Bill: Open question to you and readers: did Christian Yelich just have the greatest finishing month ever? Three others that spring to mind, including what I always considered the benchmark, Yaz in ’67:

Yelich (2018) - .370/.508/.804, 10 HR, 34 RBI  
Manny Ramirez (2008) - .370/.465/.753, 8 HR, 28 RBI  
Ken Caminiti (1996) - .375/.465/.750, 9 HR, 23 RBI  
Yaz (1967) - .417/.504/.760, 9 HR, 26 RBI  

All four were in (and won) close pennant/divisional races; two took MVP, with Yelich presumably about to become the third (Manny’s deadline trade to the other league prevented him from winning). Caminiti’s August was even better--he probably had the greatest final two-month finish to a season.

Asked by: Phil Dellio

Answered: 10/6/2018

OK.

-------------------

Bill: I'm sure you get bombarded this time of year with awards-related questions, but I'll ask anyway: do you think there's a case to be made for deGrom or Scherzer as the NL MVP, or is it hands-down Yelich's award?

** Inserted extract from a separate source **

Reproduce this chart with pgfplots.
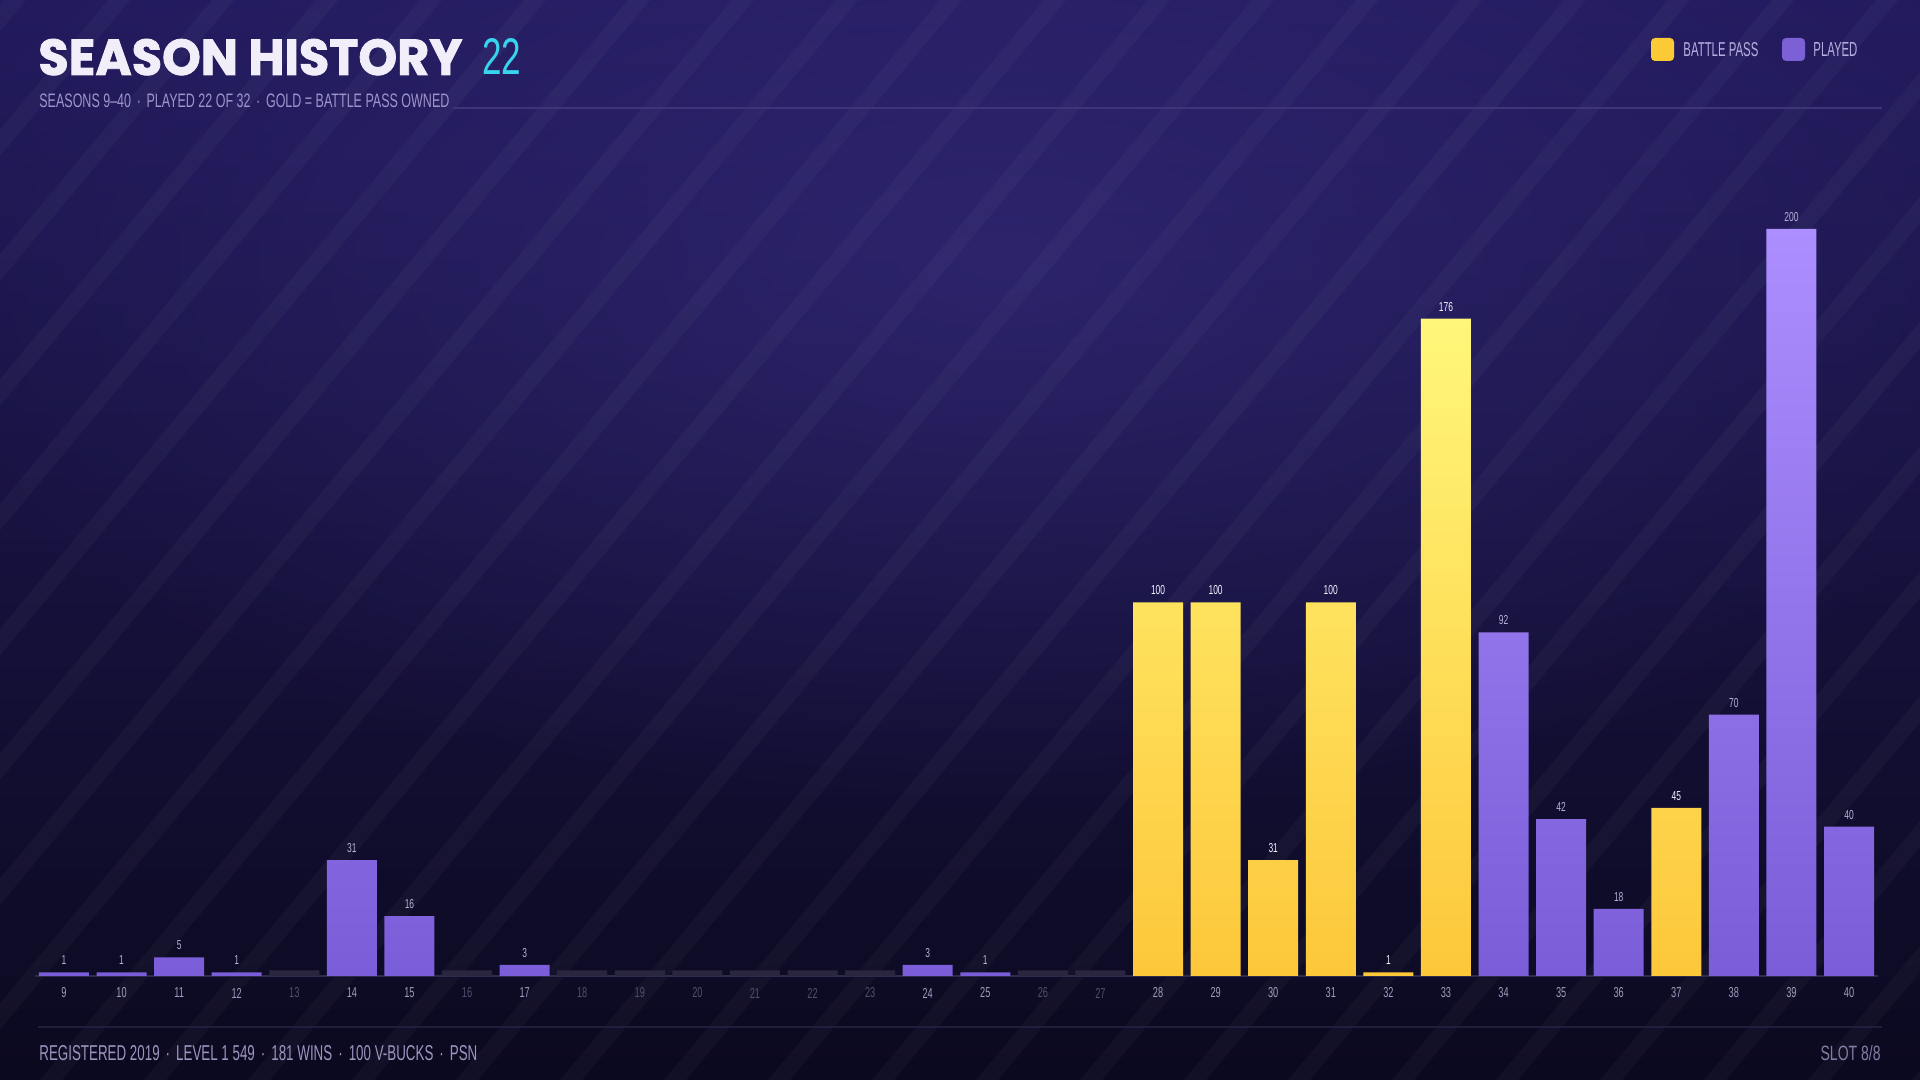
\documentclass[border=0pt]{standalone}
\usepackage{pgfplots}
\pgfplotsset{compat=1.18}
\usetikzlibrary{fadings}
\usepackage{fontspec}
\usepackage{graphicx}
\setmainfont{Liberation Sans}
\newfontfamily\titlefont{Poppins}[BoldFeatures={FakeBold=1.6}]
\newfontfamily\condfont{Liberation Sans}
\definecolor{bgtop}{HTML}{221A5C}
\definecolor{bgmid}{HTML}{17113F}
\definecolor{bgbot}{HTML}{0B091F}
\definecolor{glow}{HTML}{3A2F85}
\definecolor{titlewhite}{HTML}{F1EEFA}
\definecolor{cyanacc}{HTML}{38D4EE}
\definecolor{subtxt}{HTML}{9E95CC}
\definecolor{legtxt}{HTML}{B6AEE0}
\definecolor{foottxt}{HTML}{9C95BF}
\definecolor{slottxt}{HTML}{837DA5}
\definecolor{hdrline}{HTML}{3D3577}
\definecolor{ftline}{HTML}{221D3D}
\definecolor{axline}{HTML}{2F2A4C}
\definecolor{goldtop}{HTML}{FFF77A}
\definecolor{goldbot}{HTML}{FDC73A}
\definecolor{goldleg}{HTML}{FCCA35}
\definecolor{purtop}{HTML}{AC8EFF}
\definecolor{purbot}{HTML}{7A5DD8}
\definecolor{purleg}{HTML}{7B60D6}
\definecolor{stub}{HTML}{2A2640}
\definecolor{ticktxt}{HTML}{A09AC0}
\definecolor{tickdim}{HTML}{524D6F}
\definecolor{vallav}{HTML}{B9B0DC}
\definecolor{valwhite}{HTML}{F4F0FF}
\tikzfading[name=glowfade, inner color=transparent!0, outer color=transparent!100]
\newcommand\tk[1]{\scalebox{0.64}[1]{#1}}
\newcommand\tz[1]{\textcolor{tickdim}{\scalebox{0.64}[1]{#1}}}
\newcommand\dt{\hspace{0.45em}·\hspace{0.45em}}
\begin{document}
\begin{tikzpicture}
\begin{scope}[x=0.5pt, y=-0.5pt, yshift=540pt]
\useasboundingbox (0,0) rectangle (1920,1080);
\shade[top color=bgtop, middle color=bgmid, bottom color=bgbot] (0,0) rectangle (1920,1080);
\begin{scope}
\clip (0,0) rectangle (1920,1080);
\fill[glow, opacity=0.55, path fading=glowfade] (1000,260) ellipse (1150 and 560);
\foreach \i in {-1000,-896,...,1920} {
  \fill[white, opacity=0.03] (\i,1080) -- ++(22,0) -- ++(900,-1080) -- ++(-22,0) -- cycle;
}
\end{scope}
% header
\node[anchor=base west, inner sep=0] at (38,75) {\color{titlewhite}\resizebox{212pt}{18pt}{\titlefont\bfseries SEASON HISTORY}};
\node[anchor=base west, inner sep=0] at (482,75) {\color{cyanacc}\resizebox{19.5pt}{18pt}{\condfont 22}};
\draw[hdrline, line width=0.8pt] (453,108) -- (1882,108);
\node[anchor=base west, inner sep=0] at (39,108) {\color{subtxt}\resizebox{205pt}{6.8pt}{\condfont SEASONS 9–40\dt PLAYED 22 OF 32\dt GOLD = BATTLE PASS OWNED}};
% legend
\fill[goldleg, rounded corners=2pt] (1651,38) rectangle (1674,61);
\node[anchor=base west, inner sep=0] at (1683,57) {\color{legtxt}\resizebox{37.5pt}{7pt}{\condfont BATTLE PASS}};
\fill[purleg, rounded corners=2pt] (1782,38) rectangle (1805,61);
\node[anchor=base west, inner sep=0] at (1813,57) {\color{legtxt}\resizebox{22pt}{7pt}{\condfont PLAYED}};
% footer
\draw[ftline, line width=0.8pt] (38,1027) -- (1882,1027);
\node[anchor=base west, inner sep=0] at (39,1061) {\color{foottxt}\resizebox{219pt}{7.5pt}{\condfont REGISTERED 2019\dt LEVEL 1 549\dt 181 WINS\dt 100 V-BUCKS\dt PSN}};
\node[anchor=base east, inner sep=0] at (1881,1061) {\color{slottxt}\resizebox{30pt}{7.5pt}{\condfont SLOT 8/8}};
\end{scope}
% chart
\begin{axis}[
  at={(17.6pt,52pt)}, anchor=south west,
  scale only axis, width=921.3pt, height=373.5pt,
  xmin=8.5, xmax=40.5, ymin=0, ymax=200,
  enlargelimits=false, clip=false,
  axis y line=none,
  axis x line=bottom,
  x axis line style={-, draw=axline, line width=1pt},
  major tick length=0pt,
  xtick={9,...,40},
  xticklabels={\tk{9},\tk{10},\tk{11},\tk{12},\tz{13},\tk{14},\tk{15},\tz{16},\tk{17},\tz{18},\tz{19},\tz{20},\tz{21},\tz{22},\tz{23},\tk{24},\tk{25},\tz{26},\tz{27},\tk{28},\tk{29},\tk{30},\tk{31},\tk{32},\tk{33},\tk{34},\tk{35},\tk{36},\tk{37},\tk{38},\tk{39},\tk{40}},
  xticklabel style={anchor=center, yshift=-8.5pt, inner sep=0pt, font=\condfont\fontsize{7.2pt}{7.2pt}\selectfont, text=ticktxt},
  /pgf/number format/assume math mode=true,
  every node near coord/.style={anchor=center, yshift=6pt, inner sep=0pt, font=\condfont\fontsize{6.5pt}{6.5pt}\selectfont},
]
\addplot[ybar, bar width=25pt, bar shift=0pt, draw=none, fill=stub] coordinates {
(13,1.5)(16,1.5)(18,1.5)(19,1.5)(20,1.5)(21,1.5)(22,1.5)(23,1.5)(26,1.5)(27,1.5)};
\addplot[ybar, bar width=25pt, bar shift=0pt, draw=none, top color=purtop, bottom color=purbot,
  nodes near coords={\scalebox{0.65}[1]{\pgfmathprintnumber{\pgfplotspointmeta}}},
  every node near coord/.append style={text=vallav}] coordinates {
(9,1)(10,1)(11,5)(12,1)(14,31)(15,16)(17,3)(24,3)(25,1)(34,92)(35,42)(36,18)(38,70)(39,200)(40,40)};
\addplot[ybar, bar width=25pt, bar shift=0pt, draw=none, top color=goldtop, bottom color=goldbot,
  nodes near coords={\scalebox{0.65}[1]{\pgfmathprintnumber{\pgfplotspointmeta}}},
  every node near coord/.append style={text=valwhite}] coordinates {
(28,100)(29,100)(30,31)(31,100)(32,1)(33,176)(37,45)};
\end{axis}
\end{tikzpicture}
\end{document}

I thought Verlander and Kershaw were good MVP picks, but personally, I'm reluctant to give it to a pitcher when there's a position player who seems like an obvious pick...I think of your Guidry/Rice and Clemens/Mattingly essays, and I'm not sure if my view is outdated.

Asked by: Phil Dellio

Answered: 11/1/2018

I'd have to look more carefully at the issue to give you an intelligent answer. Intuitively, I'd vote for Yelich, but I wouldn't actually say that that's the right answer. I do think that the WAR numbers are pretty useless for making this decision.

-------------------

Bill: Question relating to Mel Stottlemyre, who died earlier today. If there had been a separate Cy Young for the AL in 1965 (Koufax took the dual-league Cy unanimously), do you think Stottlemyre or McDowell would have won? If the vote were held today, McDowell would almost certainly win. I'm even inclined to think he would have won in '65, too, even though Stottlemyre had the better W-L record (20-9 vs. 17-11)--I think voters from that time were sometimes more perceptive than they're given credit for today. (I'd look no farther than the '65 AL MVP: Zoilo Versalles won, which always struck me as strange as a kid, but WAR also says he should have won.) Were writers so stuck on W-L record then that Stottlemyre's three extra wins and two fewer losses would have gotten him the award?

Asked by: Phil Dellio

Answered: 1/22/2019

I am 95% certain that Mudcat Grant would have won the Award. You can take it for what it is worth; your opinion may be as good as mine, but I am so certain that Grant would have won the Award that I often lapse into thinking that he DID win the Award for the American League in 1965, forgetting that there was no such award. Grant was 21-7 and also, his team came out of nowhere to win the American League pennant.

-------------------

Bill: As someone who lived and died (thanks, Jim Sundberg; thanks, wind) with the '85 Jays, I think I can answer those questions about Bill Caudill: on July 29, Toronto found someone they liked better:

Asked by: Phil Dellio

Answered: 5/23/2019

OK.

-------------------

Bill: I was looking at Verlander's career box this morning and noticed he's now 27-10 with the Astros, which I immediately recognized as Carlton's W-L record with the '72 Phillies. Here's how they line up in some other key categories:  

           Carlton             Verlander

IP:       346.1                  305.1  
H:         257                     216  
K:         310                     401  
BB:        87                       56  
HR:       17                       42  
ERA:   1.97                    2.36

Obviously you're looking at different eras ('72 was a big pitcher's year), different parks, and, most of all, the difference between playing for a WS winner and a terrible last-place team. I give Carlton a big advantage in HR, Verlander a big advantage in strikeouts, and a smaller edge to Verlander in walks. All in all, I think Verlander has basically pitched as well as 1972 Steve Carlton since coming over to the Astros (split over two seasons, mind you, so not as valuable).

Asked by: Phil Dellio

Answered: 5/17/2019

Verlander is the number 1 pitcher in baseball right now. Carlton was the #1 pitcher in 1972, I would suppose. But you know…doing something over the course of three seasons is not the same as doing it in one season.

-------------------

Bill: The Nationals are more and more reminding me of the '85 Royals, and I wouldn't be shocked if they win everything.  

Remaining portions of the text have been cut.